▶ WHAT TO WORK ON
Transcribe the material word for word, but without the images.

▶ DATA LINES

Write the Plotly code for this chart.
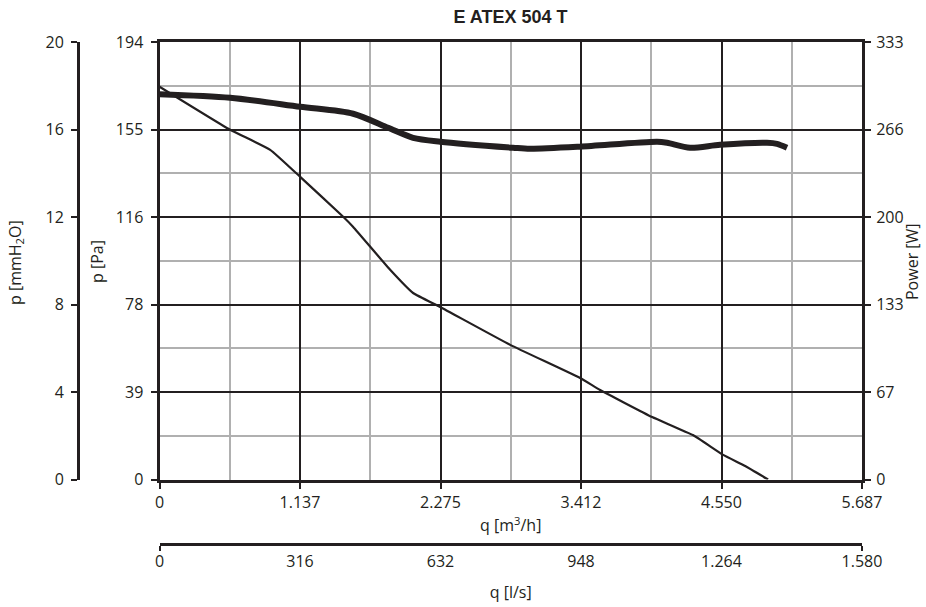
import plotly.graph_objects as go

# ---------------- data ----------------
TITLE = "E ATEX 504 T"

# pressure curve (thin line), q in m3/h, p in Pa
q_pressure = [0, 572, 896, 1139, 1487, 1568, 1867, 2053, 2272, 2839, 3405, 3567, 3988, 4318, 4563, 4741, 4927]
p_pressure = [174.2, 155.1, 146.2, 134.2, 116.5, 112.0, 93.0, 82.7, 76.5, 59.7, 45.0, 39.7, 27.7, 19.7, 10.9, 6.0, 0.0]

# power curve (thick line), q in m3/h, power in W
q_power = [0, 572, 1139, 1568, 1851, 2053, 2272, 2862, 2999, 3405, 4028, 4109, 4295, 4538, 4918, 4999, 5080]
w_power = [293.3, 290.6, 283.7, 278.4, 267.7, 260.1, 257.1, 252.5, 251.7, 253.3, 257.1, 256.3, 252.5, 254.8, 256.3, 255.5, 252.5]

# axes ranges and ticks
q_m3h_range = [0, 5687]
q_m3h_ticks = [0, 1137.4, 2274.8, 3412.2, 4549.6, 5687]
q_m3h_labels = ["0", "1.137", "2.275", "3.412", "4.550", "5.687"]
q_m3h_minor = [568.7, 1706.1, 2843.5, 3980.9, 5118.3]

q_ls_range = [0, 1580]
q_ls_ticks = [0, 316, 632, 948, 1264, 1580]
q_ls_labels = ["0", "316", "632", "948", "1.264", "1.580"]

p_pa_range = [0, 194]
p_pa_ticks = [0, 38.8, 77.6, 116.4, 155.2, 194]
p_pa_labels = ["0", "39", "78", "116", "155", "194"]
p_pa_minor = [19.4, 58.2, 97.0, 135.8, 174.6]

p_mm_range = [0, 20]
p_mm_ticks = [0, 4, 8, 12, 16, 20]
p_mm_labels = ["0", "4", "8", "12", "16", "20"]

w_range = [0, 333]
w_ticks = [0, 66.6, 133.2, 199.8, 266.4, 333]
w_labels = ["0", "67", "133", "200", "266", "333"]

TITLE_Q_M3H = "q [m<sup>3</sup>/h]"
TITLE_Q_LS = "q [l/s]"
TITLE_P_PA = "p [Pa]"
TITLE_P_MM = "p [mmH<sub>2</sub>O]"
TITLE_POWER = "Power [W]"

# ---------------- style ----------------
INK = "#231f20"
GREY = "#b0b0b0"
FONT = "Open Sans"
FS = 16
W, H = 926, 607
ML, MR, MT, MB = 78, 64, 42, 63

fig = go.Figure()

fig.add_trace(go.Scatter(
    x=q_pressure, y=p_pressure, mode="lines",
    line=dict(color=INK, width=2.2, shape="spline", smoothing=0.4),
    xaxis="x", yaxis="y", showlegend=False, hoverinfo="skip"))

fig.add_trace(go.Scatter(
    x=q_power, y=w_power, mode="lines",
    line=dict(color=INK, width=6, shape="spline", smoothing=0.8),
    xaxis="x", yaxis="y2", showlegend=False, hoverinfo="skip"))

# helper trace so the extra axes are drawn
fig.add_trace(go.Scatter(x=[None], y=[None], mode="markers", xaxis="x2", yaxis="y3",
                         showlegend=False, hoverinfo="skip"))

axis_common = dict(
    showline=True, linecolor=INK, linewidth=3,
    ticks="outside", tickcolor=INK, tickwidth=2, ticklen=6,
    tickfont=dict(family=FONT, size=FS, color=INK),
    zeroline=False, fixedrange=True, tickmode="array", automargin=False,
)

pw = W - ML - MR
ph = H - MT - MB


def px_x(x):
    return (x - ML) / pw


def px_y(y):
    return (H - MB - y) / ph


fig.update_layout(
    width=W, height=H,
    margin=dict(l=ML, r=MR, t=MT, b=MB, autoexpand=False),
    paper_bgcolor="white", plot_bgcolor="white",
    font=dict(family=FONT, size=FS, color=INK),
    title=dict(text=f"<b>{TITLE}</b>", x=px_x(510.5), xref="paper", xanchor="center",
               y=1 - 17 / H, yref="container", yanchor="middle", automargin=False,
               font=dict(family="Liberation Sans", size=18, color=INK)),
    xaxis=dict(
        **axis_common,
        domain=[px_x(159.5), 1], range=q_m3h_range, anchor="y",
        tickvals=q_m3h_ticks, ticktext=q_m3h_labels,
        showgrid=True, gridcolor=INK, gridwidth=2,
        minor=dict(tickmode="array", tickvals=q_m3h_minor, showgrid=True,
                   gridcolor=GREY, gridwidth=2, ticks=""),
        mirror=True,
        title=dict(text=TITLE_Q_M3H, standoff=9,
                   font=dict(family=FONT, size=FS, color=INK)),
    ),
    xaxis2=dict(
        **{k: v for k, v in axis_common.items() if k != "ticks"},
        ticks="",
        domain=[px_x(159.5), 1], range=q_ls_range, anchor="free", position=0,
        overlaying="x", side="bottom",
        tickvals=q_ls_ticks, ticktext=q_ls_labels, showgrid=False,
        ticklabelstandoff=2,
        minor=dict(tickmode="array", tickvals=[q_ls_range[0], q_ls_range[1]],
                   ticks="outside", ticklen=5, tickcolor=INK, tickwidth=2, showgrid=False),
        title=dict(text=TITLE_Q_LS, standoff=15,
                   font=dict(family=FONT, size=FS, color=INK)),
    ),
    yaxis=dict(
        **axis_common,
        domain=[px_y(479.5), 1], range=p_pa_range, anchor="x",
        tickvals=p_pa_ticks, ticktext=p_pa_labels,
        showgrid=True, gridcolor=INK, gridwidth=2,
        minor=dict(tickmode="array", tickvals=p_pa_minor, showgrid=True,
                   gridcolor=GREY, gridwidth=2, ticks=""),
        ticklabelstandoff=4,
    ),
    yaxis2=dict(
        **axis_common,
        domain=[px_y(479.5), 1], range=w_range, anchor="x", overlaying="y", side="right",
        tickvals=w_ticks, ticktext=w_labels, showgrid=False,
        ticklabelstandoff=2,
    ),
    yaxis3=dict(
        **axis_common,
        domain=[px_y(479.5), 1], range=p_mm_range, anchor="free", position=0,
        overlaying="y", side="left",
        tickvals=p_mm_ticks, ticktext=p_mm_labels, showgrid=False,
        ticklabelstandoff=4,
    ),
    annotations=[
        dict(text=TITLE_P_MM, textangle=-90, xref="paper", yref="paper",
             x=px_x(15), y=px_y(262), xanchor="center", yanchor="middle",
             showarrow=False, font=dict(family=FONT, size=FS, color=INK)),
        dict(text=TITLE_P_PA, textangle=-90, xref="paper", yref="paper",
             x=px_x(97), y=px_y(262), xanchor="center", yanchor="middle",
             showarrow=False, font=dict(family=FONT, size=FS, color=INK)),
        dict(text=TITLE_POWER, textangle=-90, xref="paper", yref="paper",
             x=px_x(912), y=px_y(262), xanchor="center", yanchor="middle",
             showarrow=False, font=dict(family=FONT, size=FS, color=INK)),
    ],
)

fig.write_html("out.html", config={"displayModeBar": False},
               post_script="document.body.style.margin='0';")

▶ RESPONSE TO THIS EXERCISE
Write the Plotly code for this chart.
import plotly.graph_objects as go

# ---------------- data ----------------
TITLE = "E ATEX 504 T"

# pressure curve (thin line), q in m3/h, p in Pa
q_pressure = [0, 572, 896, 1139, 1487, 1568, 1867, 2053, 2272, 2839, 3405, 3567, 3988, 4318, 4563, 4741, 4927]
p_pressure = [174.2, 155.1, 146.2, 134.2, 116.5, 112.0, 93.0, 82.7, 76.5, 59.7, 45.0, 39.7, 27.7, 19.7, 10.9, 6.0, 0.0]

# power curve (thick line), q in m3/h, power in W
q_power = [0, 572, 1139, 1568, 1851, 2053, 2272, 2862, 2999, 3405, 4028, 4109, 4295, 4538, 4918, 4999, 5080]
w_power = [293.3, 290.6, 283.7, 278.4, 267.7, 260.1, 257.1, 252.5, 251.7, 253.3, 257.1, 256.3, 252.5, 254.8, 256.3, 255.5, 252.5]

# axes ranges and ticks
q_m3h_range = [0, 5687]
q_m3h_ticks = [0, 1137.4, 2274.8, 3412.2, 4549.6, 5687]
q_m3h_labels = ["0", "1.137", "2.275", "3.412", "4.550", "5.687"]
q_m3h_minor = [568.7, 1706.1, 2843.5, 3980.9, 5118.3]

q_ls_range = [0, 1580]
q_ls_ticks = [0, 316, 632, 948, 1264, 1580]
q_ls_labels = ["0", "316", "632", "948", "1.264", "1.580"]

p_pa_range = [0, 194]
p_pa_ticks = [0, 38.8, 77.6, 116.4, 155.2, 194]
p_pa_labels = ["0", "39", "78", "116", "155", "194"]
p_pa_minor = [19.4, 58.2, 97.0, 135.8, 174.6]

p_mm_range = [0, 20]
p_mm_ticks = [0, 4, 8, 12, 16, 20]
p_mm_labels = ["0", "4", "8", "12", "16", "20"]

w_range = [0, 333]
w_ticks = [0, 66.6, 133.2, 199.8, 266.4, 333]
w_labels = ["0", "67", "133", "200", "266", "333"]

TITLE_Q_M3H = "q [m<sup>3</sup>/h]"
TITLE_Q_LS = "q [l/s]"
TITLE_P_PA = "p [Pa]"
TITLE_P_MM = "p [mmH<sub>2</sub>O]"
TITLE_POWER = "Power [W]"

# ---------------- style ----------------
INK = "#231f20"
GREY = "#b0b0b0"
FONT = "Open Sans"
FS = 16
W, H = 926, 607
ML, MR, MT, MB = 78, 64, 42, 63

fig = go.Figure()

fig.add_trace(go.Scatter(
    x=q_pressure, y=p_pressure, mode="lines",
    line=dict(color=INK, width=2.2, shape="spline", smoothing=0.4),
    xaxis="x", yaxis="y", showlegend=False, hoverinfo="skip"))

fig.add_trace(go.Scatter(
    x=q_power, y=w_power, mode="lines",
    line=dict(color=INK, width=6, shape="spline", smoothing=0.8),
    xaxis="x", yaxis="y2", showlegend=False, hoverinfo="skip"))

# helper trace so the extra axes are drawn
fig.add_trace(go.Scatter(x=[None], y=[None], mode="markers", xaxis="x2", yaxis="y3",
                         showlegend=False, hoverinfo="skip"))

axis_common = dict(
    showline=True, linecolor=INK, linewidth=3,
    ticks="outside", tickcolor=INK, tickwidth=2, ticklen=6,
    tickfont=dict(family=FONT, size=FS, color=INK),
    zeroline=False, fixedrange=True, tickmode="array", automargin=False,
)

pw = W - ML - MR
ph = H - MT - MB


def px_x(x):
    return (x - ML) / pw


def px_y(y):
    return (H - MB - y) / ph


fig.update_layout(
    width=W, height=H,
    margin=dict(l=ML, r=MR, t=MT, b=MB, autoexpand=False),
    paper_bgcolor="white", plot_bgcolor="white",
    font=dict(family=FONT, size=FS, color=INK),
    title=dict(text=f"<b>{TITLE}</b>", x=px_x(510.5), xref="paper", xanchor="center",
               y=1 - 17 / H, yref="container", yanchor="middle", automargin=False,
               font=dict(family="Liberation Sans", size=18, color=INK)),
    xaxis=dict(
        **axis_common,
        domain=[px_x(159.5), 1], range=q_m3h_range, anchor="y",
        tickvals=q_m3h_ticks, ticktext=q_m3h_labels,
        showgrid=True, gridcolor=INK, gridwidth=2,
        minor=dict(tickmode="array", tickvals=q_m3h_minor, showgrid=True,
                   gridcolor=GREY, gridwidth=2, ticks=""),
        mirror=True,
        title=dict(text=TITLE_Q_M3H, standoff=9,
                   font=dict(family=FONT, size=FS, color=INK)),
    ),
    xaxis2=dict(
        **{k: v for k, v in axis_common.items() if k != "ticks"},
        ticks="",
        domain=[px_x(159.5), 1], range=q_ls_range, anchor="free", position=0,
        overlaying="x", side="bottom",
        tickvals=q_ls_ticks, ticktext=q_ls_labels, showgrid=False,
        ticklabelstandoff=2,
        minor=dict(tickmode="array", tickvals=[q_ls_range[0], q_ls_range[1]],
                   ticks="outside", ticklen=5, tickcolor=INK, tickwidth=2, showgrid=False),
        title=dict(text=TITLE_Q_LS, standoff=15,
                   font=dict(family=FONT, size=FS, color=INK)),
    ),
    yaxis=dict(
        **axis_common,
        domain=[px_y(479.5), 1], range=p_pa_range, anchor="x",
        tickvals=p_pa_ticks, ticktext=p_pa_labels,
        showgrid=True, gridcolor=INK, gridwidth=2,
        minor=dict(tickmode="array", tickvals=p_pa_minor, showgrid=True,
                   gridcolor=GREY, gridwidth=2, ticks=""),
        ticklabelstandoff=4,
    ),
    yaxis2=dict(
        **axis_common,
        domain=[px_y(479.5), 1], range=w_range, anchor="x", overlaying="y", side="right",
        tickvals=w_ticks, ticktext=w_labels, showgrid=False,
        ticklabelstandoff=2,
    ),
    yaxis3=dict(
        **axis_common,
        domain=[px_y(479.5), 1], range=p_mm_range, anchor="free", position=0,
        overlaying="y", side="left",
        tickvals=p_mm_ticks, ticktext=p_mm_labels, showgrid=False,
        ticklabelstandoff=4,
    ),
    annotations=[
        dict(text=TITLE_P_MM, textangle=-90, xref="paper", yref="paper",
             x=px_x(15), y=px_y(262), xanchor="center", yanchor="middle",
             showarrow=False, font=dict(family=FONT, size=FS, color=INK)),
        dict(text=TITLE_P_PA, textangle=-90, xref="paper", yref="paper",
             x=px_x(97), y=px_y(262), xanchor="center", yanchor="middle",
             showarrow=False, font=dict(family=FONT, size=FS, color=INK)),
        dict(text=TITLE_POWER, textangle=-90, xref="paper", yref="paper",
             x=px_x(912), y=px_y(262), xanchor="center", yanchor="middle",
             showarrow=False, font=dict(family=FONT, size=FS, color=INK)),
    ],
)

fig.write_html("out.html", config={"displayModeBar": False},
               post_script="document.body.style.margin='0';")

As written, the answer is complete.